In the original editions, each book had a cover illustration and a frontispiece. The first eight volumes in the series were illustrated by Emile A. Nelson, and the ninth by James McCracken. The tenth was illustrated by Norman P. Hall, who had contributed one picture to Baum's 1901 collection American Fairy Tales.

(The Edith Van Dyne pseudonym was also used for other Baum works, the two Flying Girl books of 1911-12, and his Mary Louise stories of 1916-20.)

==Popular success==
In their era, the Aunt Jane's Nieces books were as successful with their target audience as the Oz books were with younger children.
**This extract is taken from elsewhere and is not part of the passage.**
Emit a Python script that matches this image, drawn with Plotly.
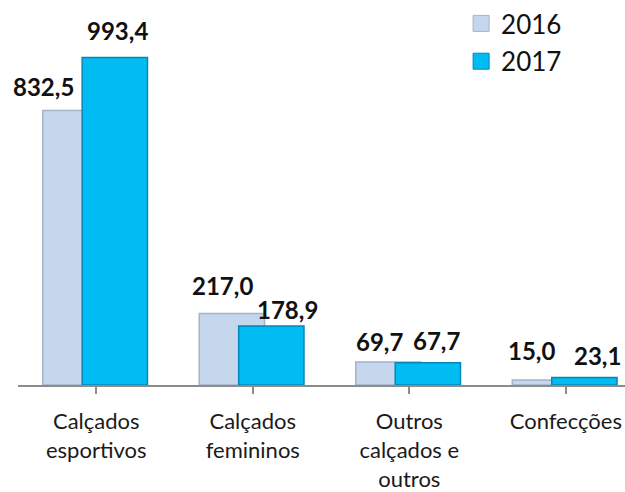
import plotly.graph_objects as go

categories = ["Calçados<br>esportivos", "Calçados<br>femininos", "Outros<br>calçados e<br>outros", "Confecções"]
years = ["2016", "2017"]
values_2016 = [832.5, 217.0, 69.7, 15.0]
values_2017 = [993.4, 178.9, 67.7, 23.1]
labels_2016 = ["832,5", "217,0", "69,7", "15,0"]
labels_2017 = ["993,4", "178,9", "67,7", "23,1"]

xs = list(range(len(categories)))
W = 0.417
C16 = "#c6d6ec"
C17 = "#00bcf2"

fig = go.Figure()
fig.add_trace(go.Bar(
    x=xs, y=values_2016, name=years[0], width=W, offset=-0.342, showlegend=False,
    marker=dict(color=C16, line=dict(color="#a4b3c8", width=1.5)),
))
fig.add_trace(go.Bar(
    x=xs, y=values_2017, name=years[1], width=W, offset=-0.09, showlegend=False,
    marker=dict(color=C17, line=dict(color="#0487b8", width=1.5)),
))
# legend entries with larger square symbols
fig.add_trace(go.Scatter(x=[None], y=[None], mode="markers", name=years[0], legendgroup="a",
                         marker=dict(symbol="square", size=17, color=C16,
                                     line=dict(color="#a4b3c8", width=1))))
fig.add_trace(go.Scatter(x=[None], y=[None], mode="markers", name=years[1], legendgroup="b",
                         marker=dict(symbol="square", size=17, color=C17,
                                     line=dict(color="#0487b8", width=1))))

# label shifts (px) relative to category centre / bar top, styling only
sh16 = [-53, -30, -30, -34]
sh17 = [21, 35, 27, 32]
ys16 = [24, 28, 21, 30]
ys17 = [27, 17, 22, 22]
for i in xs:
    fig.add_annotation(x=i, y=values_2016[i], text="<b>%s</b>" % labels_2016[i], showarrow=False,
                       xshift=sh16[i], yanchor="middle", yshift=ys16[i],
                       font=dict(size=24, color="#111", family="Lato"))
    fig.add_annotation(x=i, y=values_2017[i], text="<b>%s</b>" % labels_2017[i], showarrow=False,
                       xshift=sh17[i], yanchor="middle", yshift=ys17[i],
                       font=dict(size=24, color="#111", family="Lato"))

fig.update_layout(
    width=625, height=492,
    margin=dict(l=18, r=0, t=10, b=102),
    plot_bgcolor="white", paper_bgcolor="white",
    barmode="overlay",
    showlegend=True,
    legend=dict(x=0.73, y=1.056, xanchor="left", yanchor="top",
                font=dict(size=26, family="Lato", color="#111"),
                bgcolor="rgba(0,0,0,0)", itemsizing="trace", tracegroupgap=1),
    font=dict(family="Lato"),
)
fig.update_xaxes(
    tickmode="array", tickvals=xs, ticktext=categories,
    range=[-0.5, 3.378], showgrid=False, zeroline=False,
    showline=True, linecolor="#8c8c8c", linewidth=2,
    ticks="outside", tickson="boundaries", ticklen=7, tickcolor="#8c8c8c", tickwidth=1.5,
    tickfont=dict(size=22, color="#1a1a1a", family="Lato"), ticklabelstandoff=9,
)
fig.update_yaxes(range=[0, 1107], visible=False, fixedrange=True)

fig.write_html("out.html", config={"displayModeBar": False},
               post_script="document.body.style.margin='0';document.body.style.overflow='hidden';")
In 1911 the six titles then in print sold 22,569 copies. Indeed, toward the end of Baum's life they outsold the Oz books. (The books were popular as grammar-school graduation gifts for girls.) After the 1920s the books were largely forgotten for the rest of the century, except for Baum enthusiasts and a small but growing coterie of Baum scholars. By the turn of the 21st century, however, the trend of re-evaluation and re-publication of Baum's works reached the series: nine of the ten books were reprinted between 2005 and 2007.